We can not find any error in the logs from the server and we did not notice specific
peak in IO rates.
Coordinator and Datanode configuration.
logging_collector = on
log_directory = 'pg_log'
log_filename = 'postgresql-%Y-%m-%d_%H%M%S.log'
log_min_duration_statement = 3000
log_checkpoints = off
log_line_prefix = '%t-%r-%x-%c '
log_statement = 'none'
auto_explain.log_min_duration=4000
checkpoint_segments = 128
shared_buffers = 2048MB
shared_queues = 64
shared_queue_size = 2048kB
wal_buffers = 16384kB
effective_cache_size = 3000MB
work_mem = 128MB # min 64kB
maintenance_work_mem = 256MB # min 1MB
max_stack_depth = 5MB
seq_page_cost = 0.8
random_page_cost = 1.5
listen_addresses = '*'
max_connections = 100
current structure is 2 datanodes, 1 coordinator and 1 GTM working on the same server with 16GB of RAM and SDD disk of 1TB.
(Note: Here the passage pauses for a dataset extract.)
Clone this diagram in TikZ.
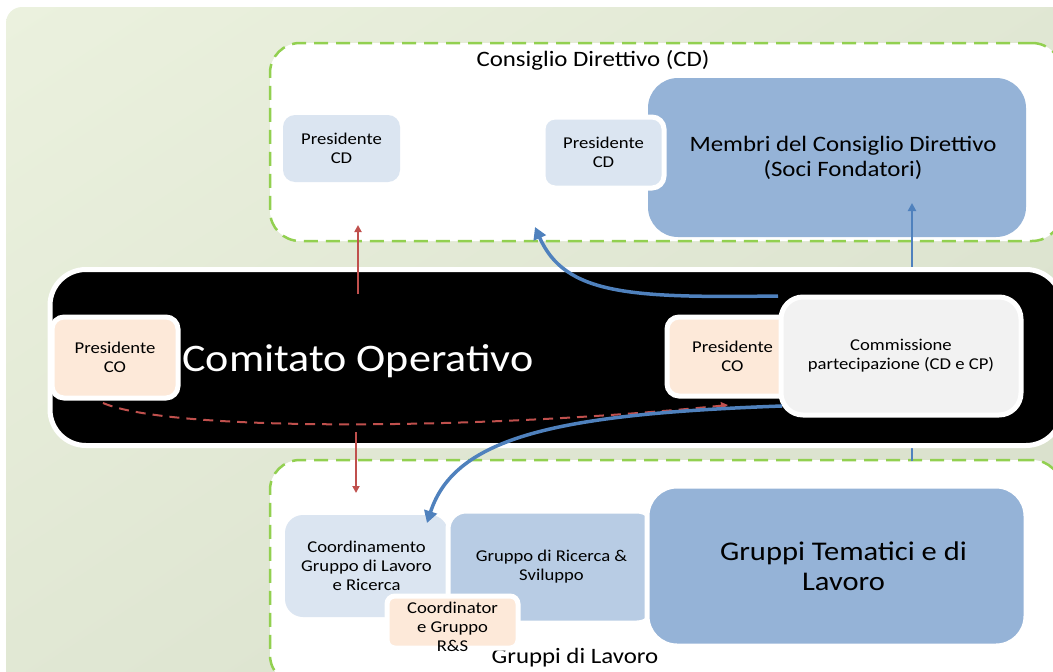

We have two processes (one per datanode) taking 100% CPU.
PID USER PRI NI VIRT RES SHR S CPU% MEM% TIME+ Command
25516 postgres 20 0 2168M 181M 172M R 100. 1.1 26:49.96 postgres: harmonie pgbi X.X.X.X(35501) REMOTE SUBPLAN
25518 postgres 20 0 2168M 190M 180M R 100. 1.2 26:50.45 postgres: harmonie pgbi X.X.X.X (50993) REMOTE SUBPLAN
After some days of analysis, we found the autovacuum caused this bottleneck. After changing the configuration of autovacuum, we don't face this issue anymore. You can then close this ticket.